Exercise directions> Extract the first line through the line containing "const referenceLine = 4;" from the listing below, exactly as written.

Supplied information>
-- BEGIN --

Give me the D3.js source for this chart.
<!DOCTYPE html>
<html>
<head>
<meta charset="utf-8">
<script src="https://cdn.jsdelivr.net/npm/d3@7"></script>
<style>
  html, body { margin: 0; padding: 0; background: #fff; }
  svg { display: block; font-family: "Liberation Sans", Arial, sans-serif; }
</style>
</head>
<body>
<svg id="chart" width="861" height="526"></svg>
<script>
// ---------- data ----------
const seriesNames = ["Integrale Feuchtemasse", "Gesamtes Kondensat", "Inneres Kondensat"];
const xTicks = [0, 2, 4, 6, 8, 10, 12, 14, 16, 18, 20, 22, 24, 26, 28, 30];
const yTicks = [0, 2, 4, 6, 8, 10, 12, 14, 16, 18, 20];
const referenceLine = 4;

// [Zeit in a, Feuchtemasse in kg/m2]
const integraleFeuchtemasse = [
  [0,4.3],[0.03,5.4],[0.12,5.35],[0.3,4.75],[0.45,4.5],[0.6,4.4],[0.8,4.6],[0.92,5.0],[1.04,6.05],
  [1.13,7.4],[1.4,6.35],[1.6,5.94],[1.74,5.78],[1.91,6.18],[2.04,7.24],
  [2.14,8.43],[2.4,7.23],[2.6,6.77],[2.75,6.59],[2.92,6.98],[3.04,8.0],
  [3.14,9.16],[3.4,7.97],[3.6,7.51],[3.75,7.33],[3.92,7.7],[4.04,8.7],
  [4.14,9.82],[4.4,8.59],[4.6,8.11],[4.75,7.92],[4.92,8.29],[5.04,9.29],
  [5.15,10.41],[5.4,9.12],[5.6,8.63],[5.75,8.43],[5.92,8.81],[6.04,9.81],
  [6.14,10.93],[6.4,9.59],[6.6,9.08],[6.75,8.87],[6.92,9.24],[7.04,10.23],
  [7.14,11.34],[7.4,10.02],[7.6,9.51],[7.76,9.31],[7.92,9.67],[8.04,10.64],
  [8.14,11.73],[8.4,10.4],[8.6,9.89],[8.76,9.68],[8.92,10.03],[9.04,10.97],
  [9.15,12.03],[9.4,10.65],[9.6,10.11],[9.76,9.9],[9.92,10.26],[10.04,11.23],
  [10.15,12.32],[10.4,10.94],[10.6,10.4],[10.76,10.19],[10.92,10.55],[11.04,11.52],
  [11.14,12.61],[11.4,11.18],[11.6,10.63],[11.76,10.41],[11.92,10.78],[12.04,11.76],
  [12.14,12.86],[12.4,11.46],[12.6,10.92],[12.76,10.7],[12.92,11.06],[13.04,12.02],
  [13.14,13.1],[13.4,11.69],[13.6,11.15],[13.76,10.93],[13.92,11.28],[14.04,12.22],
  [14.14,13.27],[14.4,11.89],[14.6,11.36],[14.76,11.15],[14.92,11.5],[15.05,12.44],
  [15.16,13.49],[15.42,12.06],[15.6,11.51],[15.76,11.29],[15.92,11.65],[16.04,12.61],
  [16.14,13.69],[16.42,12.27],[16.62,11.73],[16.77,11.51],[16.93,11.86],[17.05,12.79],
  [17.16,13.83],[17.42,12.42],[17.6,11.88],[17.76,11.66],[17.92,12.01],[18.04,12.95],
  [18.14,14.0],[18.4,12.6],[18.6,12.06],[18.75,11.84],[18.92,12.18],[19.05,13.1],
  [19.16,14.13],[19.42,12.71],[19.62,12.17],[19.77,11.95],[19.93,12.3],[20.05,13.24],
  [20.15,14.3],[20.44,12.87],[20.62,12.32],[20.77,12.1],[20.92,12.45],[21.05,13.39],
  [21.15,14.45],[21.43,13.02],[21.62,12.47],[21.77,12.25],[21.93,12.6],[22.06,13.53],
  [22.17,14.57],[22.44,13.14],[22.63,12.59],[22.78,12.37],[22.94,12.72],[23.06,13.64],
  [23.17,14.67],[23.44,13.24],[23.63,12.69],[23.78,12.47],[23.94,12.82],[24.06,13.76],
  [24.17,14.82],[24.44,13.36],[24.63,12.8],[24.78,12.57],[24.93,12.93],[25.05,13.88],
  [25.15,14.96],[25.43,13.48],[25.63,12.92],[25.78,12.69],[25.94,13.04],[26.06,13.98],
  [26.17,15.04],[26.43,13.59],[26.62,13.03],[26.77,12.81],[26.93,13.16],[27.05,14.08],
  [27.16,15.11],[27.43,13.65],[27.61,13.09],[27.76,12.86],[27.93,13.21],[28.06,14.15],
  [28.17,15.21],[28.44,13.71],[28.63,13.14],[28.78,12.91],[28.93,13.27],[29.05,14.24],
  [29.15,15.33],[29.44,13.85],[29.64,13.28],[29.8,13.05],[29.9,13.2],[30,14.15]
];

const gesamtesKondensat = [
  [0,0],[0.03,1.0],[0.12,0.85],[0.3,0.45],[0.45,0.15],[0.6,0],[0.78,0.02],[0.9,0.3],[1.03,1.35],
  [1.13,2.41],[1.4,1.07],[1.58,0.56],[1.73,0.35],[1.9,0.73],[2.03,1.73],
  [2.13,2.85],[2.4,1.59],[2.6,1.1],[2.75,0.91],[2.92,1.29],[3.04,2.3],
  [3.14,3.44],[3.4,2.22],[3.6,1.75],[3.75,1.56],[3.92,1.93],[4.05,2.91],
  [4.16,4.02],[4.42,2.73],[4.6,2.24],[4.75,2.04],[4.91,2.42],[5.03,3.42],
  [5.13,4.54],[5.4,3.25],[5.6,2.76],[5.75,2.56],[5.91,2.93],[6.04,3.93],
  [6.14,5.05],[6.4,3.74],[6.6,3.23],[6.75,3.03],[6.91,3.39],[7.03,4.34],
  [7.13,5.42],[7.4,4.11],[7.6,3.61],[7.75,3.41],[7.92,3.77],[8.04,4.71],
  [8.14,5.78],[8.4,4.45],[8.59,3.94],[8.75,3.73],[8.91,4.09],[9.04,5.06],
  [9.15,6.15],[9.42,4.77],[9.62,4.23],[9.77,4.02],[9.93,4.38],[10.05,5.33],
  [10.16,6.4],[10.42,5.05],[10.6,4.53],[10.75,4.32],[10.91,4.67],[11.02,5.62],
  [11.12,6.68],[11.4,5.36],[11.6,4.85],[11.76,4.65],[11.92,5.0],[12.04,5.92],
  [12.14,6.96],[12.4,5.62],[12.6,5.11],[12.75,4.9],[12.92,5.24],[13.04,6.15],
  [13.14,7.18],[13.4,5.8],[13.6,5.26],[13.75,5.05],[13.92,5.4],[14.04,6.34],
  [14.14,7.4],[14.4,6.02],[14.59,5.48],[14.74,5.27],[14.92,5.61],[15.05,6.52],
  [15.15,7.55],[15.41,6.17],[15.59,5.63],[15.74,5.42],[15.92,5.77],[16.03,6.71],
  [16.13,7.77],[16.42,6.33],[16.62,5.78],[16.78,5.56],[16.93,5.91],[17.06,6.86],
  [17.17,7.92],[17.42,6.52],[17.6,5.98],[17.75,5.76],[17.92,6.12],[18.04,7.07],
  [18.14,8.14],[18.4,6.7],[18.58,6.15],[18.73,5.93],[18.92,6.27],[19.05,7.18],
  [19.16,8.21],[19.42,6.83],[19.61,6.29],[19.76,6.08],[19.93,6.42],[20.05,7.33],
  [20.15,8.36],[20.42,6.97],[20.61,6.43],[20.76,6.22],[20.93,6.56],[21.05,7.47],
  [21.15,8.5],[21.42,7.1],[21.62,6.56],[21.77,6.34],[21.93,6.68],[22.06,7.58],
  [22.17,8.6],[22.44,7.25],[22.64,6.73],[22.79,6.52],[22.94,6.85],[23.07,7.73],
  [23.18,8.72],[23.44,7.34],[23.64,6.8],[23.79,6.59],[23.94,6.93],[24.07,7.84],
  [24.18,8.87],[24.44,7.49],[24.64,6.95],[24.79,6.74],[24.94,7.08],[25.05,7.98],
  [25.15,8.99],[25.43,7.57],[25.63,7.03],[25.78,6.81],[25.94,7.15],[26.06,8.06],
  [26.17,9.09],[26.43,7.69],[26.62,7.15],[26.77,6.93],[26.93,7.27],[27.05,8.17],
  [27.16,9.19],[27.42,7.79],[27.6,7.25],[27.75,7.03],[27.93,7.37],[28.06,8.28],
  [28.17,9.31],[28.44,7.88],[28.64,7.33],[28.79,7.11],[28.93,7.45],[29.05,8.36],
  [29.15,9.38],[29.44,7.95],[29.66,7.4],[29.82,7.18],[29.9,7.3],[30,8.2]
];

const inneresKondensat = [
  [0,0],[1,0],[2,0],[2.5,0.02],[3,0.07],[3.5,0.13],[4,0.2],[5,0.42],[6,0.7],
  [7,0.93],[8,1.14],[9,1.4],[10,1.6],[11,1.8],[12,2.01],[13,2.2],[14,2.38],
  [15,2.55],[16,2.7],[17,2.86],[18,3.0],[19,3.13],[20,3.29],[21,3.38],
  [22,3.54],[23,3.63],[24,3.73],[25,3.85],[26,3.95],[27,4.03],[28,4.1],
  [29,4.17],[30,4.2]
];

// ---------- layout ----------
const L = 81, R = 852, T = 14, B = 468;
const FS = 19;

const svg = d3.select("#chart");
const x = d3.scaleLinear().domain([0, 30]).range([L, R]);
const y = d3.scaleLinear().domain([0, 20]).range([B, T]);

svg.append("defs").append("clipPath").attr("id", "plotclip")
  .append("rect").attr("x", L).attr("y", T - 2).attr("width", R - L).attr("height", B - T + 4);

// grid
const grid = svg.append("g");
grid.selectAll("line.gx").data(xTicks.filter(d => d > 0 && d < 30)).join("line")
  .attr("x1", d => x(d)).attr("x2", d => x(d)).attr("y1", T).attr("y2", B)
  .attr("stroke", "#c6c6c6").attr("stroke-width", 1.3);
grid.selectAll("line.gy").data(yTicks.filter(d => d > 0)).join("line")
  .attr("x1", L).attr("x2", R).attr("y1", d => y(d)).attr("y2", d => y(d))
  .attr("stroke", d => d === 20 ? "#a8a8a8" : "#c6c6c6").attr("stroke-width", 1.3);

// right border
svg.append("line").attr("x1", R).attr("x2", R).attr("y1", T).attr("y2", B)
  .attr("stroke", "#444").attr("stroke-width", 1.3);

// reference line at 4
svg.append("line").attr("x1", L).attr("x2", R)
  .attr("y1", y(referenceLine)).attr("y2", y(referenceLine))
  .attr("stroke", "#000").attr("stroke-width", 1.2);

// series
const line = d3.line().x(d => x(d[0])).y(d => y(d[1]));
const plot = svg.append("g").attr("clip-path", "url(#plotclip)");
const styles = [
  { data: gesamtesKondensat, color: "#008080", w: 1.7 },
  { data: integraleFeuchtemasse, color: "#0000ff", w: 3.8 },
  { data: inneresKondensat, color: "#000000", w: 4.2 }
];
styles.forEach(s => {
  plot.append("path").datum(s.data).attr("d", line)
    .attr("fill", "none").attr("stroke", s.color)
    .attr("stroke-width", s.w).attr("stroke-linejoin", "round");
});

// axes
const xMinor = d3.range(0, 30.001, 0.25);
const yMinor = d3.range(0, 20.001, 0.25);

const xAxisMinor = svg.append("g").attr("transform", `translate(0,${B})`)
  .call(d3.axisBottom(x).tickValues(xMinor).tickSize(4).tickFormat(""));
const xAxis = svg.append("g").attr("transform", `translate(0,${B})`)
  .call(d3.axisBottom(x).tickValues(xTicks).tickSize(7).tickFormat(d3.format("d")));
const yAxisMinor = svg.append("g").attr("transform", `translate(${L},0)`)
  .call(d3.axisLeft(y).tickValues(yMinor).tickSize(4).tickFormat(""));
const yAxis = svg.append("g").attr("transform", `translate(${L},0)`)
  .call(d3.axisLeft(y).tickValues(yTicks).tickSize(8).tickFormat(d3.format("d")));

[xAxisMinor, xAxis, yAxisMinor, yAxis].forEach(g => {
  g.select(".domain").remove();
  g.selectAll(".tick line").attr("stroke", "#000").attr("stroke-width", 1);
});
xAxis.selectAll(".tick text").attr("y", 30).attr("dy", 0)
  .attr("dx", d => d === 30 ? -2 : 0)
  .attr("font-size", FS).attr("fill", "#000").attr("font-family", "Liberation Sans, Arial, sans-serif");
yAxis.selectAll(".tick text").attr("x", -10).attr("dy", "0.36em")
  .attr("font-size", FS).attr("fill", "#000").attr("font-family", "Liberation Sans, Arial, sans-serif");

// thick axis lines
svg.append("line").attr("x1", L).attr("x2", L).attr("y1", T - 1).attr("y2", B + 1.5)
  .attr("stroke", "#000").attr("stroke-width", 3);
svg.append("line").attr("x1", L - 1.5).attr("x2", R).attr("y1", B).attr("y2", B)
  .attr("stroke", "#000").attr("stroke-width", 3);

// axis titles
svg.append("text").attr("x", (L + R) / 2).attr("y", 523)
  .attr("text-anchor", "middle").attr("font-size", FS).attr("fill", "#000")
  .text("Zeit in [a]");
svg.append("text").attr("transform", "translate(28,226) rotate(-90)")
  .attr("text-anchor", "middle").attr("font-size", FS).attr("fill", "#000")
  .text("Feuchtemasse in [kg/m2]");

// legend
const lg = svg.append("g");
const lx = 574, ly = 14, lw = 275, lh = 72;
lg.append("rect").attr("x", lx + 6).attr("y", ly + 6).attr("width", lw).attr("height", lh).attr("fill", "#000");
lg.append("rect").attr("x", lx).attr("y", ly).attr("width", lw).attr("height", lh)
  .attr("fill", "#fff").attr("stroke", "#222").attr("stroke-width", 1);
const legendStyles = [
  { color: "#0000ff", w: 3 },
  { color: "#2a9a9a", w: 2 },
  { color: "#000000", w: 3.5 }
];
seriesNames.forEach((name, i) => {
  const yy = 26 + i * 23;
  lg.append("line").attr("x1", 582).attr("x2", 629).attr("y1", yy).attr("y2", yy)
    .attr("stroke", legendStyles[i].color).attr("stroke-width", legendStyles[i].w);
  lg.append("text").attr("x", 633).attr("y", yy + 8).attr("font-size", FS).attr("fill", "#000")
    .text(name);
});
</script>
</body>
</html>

-- END --

Answer to this task>
Give me the D3.js source for this chart.
<!DOCTYPE html>
<html>
<head>
<meta charset="utf-8">
<script src="https://cdn.jsdelivr.net/npm/d3@7"></script>
<style>
  html, body { margin: 0; padding: 0; background: #fff; }
  svg { display: block; font-family: "Liberation Sans", Arial, sans-serif; }
</style>
</head>
<body>
<svg id="chart" width="861" height="526"></svg>
<script>
// ---------- data ----------
const seriesNames = ["Integrale Feuchtemasse", "Gesamtes Kondensat", "Inneres Kondensat"];
const xTicks = [0, 2, 4, 6, 8, 10, 12, 14, 16, 18, 20, 22, 24, 26, 28, 30];
const yTicks = [0, 2, 4, 6, 8, 10, 12, 14, 16, 18, 20];
const referenceLine = 4;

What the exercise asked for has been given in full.